Problem requirements
Within the material below, find each line bearing the word "this" and present it.

Supplied records
-- Begin --

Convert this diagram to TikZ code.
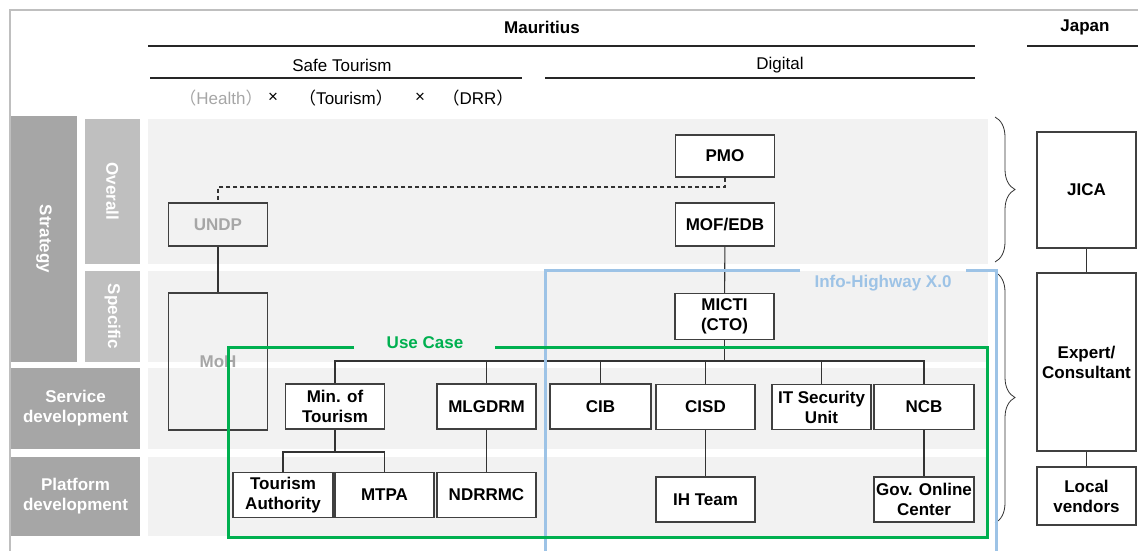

-- End --
-- Begin --

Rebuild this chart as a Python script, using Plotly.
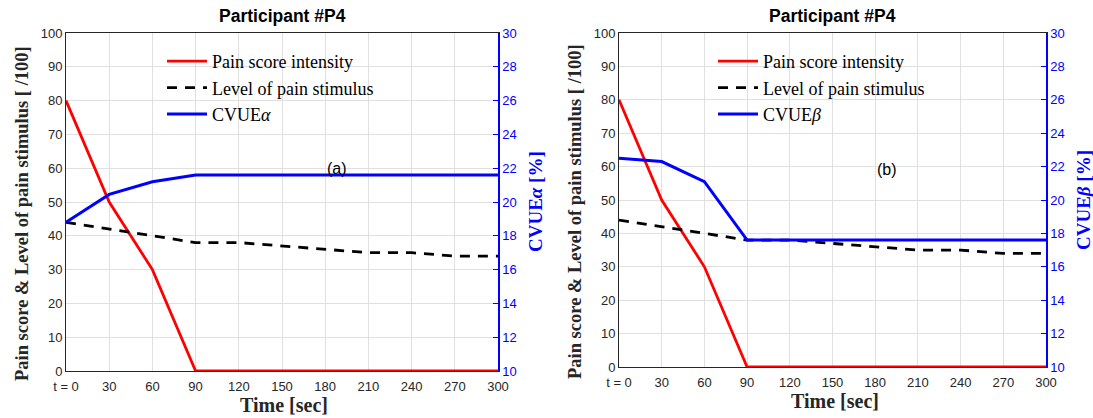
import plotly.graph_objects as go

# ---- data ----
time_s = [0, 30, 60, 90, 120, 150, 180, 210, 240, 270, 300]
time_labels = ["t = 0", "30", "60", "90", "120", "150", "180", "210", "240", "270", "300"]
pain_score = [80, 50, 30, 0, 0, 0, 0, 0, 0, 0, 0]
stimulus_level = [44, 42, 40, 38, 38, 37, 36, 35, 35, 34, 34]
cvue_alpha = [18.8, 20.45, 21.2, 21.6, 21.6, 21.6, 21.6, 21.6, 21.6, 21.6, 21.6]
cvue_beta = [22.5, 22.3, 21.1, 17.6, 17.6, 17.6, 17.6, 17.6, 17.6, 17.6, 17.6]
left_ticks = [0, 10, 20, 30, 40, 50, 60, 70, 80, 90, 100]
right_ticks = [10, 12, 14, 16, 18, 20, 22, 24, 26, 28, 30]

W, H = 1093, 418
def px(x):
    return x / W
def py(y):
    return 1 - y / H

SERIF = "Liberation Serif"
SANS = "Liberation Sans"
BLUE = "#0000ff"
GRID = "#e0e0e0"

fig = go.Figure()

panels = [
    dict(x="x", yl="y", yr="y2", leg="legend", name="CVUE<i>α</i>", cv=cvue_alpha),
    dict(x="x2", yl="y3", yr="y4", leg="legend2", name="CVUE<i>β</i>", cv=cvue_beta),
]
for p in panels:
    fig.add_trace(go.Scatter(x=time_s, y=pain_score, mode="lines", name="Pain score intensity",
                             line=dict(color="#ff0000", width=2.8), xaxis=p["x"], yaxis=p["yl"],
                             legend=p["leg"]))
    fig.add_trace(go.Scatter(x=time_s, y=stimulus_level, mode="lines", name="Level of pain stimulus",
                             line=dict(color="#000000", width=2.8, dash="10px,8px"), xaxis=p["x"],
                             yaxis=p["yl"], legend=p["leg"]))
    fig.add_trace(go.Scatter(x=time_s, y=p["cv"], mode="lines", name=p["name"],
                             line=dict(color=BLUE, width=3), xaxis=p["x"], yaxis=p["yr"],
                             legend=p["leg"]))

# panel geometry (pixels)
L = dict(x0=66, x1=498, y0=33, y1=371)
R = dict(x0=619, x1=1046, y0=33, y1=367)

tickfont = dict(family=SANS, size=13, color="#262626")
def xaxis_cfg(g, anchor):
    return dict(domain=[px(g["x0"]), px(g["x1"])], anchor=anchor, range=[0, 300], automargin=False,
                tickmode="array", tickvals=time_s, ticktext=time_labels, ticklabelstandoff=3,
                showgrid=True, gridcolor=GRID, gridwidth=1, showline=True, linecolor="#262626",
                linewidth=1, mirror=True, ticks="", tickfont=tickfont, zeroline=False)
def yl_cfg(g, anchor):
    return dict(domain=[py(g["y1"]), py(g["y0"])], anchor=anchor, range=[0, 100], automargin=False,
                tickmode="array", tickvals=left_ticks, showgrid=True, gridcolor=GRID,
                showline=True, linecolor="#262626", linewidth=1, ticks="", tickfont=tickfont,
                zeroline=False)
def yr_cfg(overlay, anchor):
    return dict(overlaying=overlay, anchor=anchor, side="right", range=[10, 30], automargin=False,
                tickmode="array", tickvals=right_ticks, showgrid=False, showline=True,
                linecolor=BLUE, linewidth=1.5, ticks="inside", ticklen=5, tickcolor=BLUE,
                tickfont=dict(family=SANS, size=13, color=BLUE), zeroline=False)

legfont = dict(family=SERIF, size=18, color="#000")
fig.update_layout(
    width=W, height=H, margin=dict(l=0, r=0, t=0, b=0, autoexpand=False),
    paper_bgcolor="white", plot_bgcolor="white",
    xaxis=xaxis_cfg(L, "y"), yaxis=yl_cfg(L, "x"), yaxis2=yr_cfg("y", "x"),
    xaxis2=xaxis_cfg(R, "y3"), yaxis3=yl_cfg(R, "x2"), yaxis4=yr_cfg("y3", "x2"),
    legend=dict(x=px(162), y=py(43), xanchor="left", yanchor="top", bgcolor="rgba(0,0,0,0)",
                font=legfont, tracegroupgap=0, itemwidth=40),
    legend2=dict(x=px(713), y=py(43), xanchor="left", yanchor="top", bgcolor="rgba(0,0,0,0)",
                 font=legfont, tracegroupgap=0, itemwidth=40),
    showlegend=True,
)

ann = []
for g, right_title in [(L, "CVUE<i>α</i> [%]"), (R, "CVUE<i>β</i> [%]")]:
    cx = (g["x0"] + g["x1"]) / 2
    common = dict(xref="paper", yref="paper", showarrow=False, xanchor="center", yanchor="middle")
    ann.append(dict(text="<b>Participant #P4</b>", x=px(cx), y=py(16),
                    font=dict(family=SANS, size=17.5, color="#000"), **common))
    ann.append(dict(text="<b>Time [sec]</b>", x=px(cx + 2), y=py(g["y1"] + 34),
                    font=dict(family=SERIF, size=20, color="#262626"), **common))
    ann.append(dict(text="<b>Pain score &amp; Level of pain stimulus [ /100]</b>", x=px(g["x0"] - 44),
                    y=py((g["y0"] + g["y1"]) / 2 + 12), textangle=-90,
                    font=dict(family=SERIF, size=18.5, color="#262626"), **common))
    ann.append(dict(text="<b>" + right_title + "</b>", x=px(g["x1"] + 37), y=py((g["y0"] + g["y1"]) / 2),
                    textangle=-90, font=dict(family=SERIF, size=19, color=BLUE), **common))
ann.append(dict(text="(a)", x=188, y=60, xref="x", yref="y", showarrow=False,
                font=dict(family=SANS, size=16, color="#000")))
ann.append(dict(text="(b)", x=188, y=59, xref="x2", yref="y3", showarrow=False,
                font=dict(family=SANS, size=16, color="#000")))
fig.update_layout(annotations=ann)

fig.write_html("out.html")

-- End --
-- Begin --

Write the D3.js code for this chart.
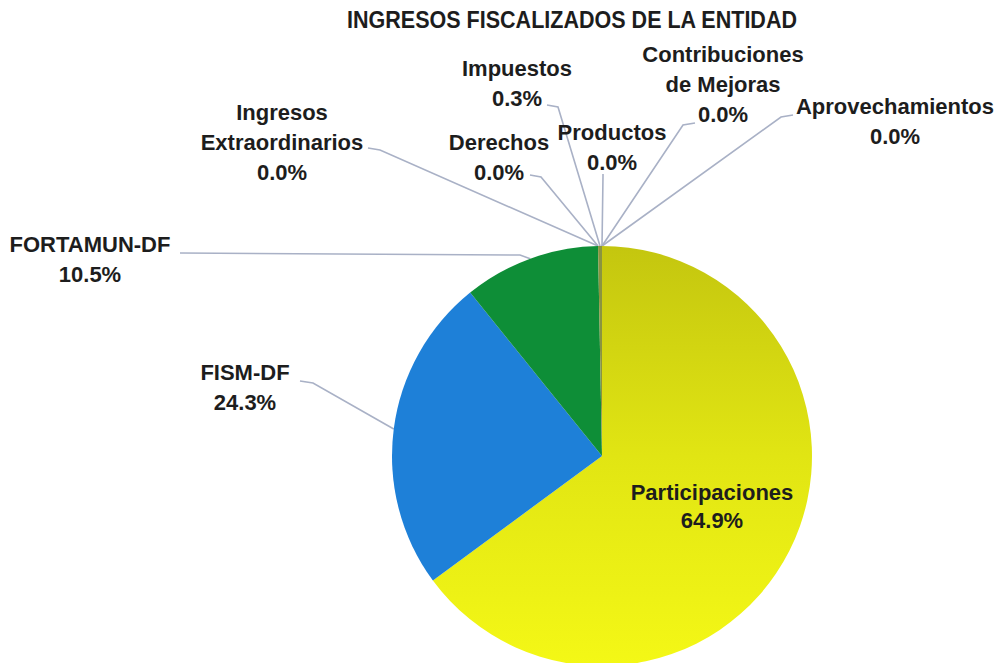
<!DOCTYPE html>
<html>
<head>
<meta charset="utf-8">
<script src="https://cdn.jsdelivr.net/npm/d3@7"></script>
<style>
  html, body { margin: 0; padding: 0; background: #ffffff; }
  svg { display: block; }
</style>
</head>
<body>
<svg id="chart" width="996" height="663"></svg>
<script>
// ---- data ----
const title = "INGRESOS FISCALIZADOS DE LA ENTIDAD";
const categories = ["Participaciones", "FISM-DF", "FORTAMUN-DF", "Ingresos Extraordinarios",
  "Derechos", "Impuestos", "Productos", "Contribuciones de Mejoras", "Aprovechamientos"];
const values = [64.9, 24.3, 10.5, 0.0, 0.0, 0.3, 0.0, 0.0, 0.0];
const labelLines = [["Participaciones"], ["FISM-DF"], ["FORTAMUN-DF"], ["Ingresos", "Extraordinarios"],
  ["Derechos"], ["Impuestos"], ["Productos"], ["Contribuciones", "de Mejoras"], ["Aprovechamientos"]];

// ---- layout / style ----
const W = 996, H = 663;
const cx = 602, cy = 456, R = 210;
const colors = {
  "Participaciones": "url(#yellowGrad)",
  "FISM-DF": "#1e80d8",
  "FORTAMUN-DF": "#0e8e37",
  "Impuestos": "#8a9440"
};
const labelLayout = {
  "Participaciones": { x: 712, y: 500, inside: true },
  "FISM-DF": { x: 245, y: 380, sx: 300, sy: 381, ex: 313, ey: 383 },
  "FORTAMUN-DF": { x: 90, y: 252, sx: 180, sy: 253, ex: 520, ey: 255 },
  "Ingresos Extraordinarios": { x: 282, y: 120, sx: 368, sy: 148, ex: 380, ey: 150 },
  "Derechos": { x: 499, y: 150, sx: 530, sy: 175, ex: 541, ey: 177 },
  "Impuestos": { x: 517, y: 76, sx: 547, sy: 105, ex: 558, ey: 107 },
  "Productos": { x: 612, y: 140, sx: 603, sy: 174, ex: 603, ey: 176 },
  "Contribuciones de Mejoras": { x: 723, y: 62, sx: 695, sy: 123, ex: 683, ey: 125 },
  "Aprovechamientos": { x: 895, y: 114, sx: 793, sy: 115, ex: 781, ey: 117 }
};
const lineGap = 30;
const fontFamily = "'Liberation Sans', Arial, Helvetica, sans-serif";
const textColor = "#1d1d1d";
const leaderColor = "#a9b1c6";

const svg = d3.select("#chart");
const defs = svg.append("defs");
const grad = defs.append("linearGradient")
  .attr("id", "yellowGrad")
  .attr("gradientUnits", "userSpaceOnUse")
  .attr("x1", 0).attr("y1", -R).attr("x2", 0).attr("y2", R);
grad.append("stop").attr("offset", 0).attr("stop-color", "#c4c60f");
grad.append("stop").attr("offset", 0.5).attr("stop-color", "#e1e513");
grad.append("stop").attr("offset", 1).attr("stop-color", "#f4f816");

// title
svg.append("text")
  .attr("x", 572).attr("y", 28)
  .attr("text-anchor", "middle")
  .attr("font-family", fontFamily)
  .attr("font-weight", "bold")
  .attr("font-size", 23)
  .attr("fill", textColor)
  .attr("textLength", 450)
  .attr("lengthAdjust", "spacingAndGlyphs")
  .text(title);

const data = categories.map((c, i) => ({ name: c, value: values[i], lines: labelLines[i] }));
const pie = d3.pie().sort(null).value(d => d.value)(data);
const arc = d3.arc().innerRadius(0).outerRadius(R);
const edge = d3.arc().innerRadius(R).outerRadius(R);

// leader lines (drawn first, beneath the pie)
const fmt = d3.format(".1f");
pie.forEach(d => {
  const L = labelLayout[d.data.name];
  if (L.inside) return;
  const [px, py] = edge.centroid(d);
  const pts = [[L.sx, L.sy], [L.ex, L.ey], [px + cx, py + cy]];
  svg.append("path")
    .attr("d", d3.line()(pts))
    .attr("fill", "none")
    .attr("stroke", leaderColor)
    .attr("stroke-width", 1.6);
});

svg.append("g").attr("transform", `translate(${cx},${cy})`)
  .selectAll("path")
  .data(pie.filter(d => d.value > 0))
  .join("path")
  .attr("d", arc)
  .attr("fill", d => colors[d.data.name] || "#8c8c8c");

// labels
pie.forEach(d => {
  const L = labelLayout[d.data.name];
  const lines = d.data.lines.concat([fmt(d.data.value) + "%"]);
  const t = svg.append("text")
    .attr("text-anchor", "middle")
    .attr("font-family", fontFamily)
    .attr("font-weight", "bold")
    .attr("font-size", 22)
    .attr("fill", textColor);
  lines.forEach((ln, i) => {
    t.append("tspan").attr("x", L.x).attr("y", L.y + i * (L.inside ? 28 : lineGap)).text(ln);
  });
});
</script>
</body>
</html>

-- End --

Written answer
Convert this diagram to TikZ code.
Rebuild this chart as a Python script, using Plotly.
Write the D3.js code for this chart.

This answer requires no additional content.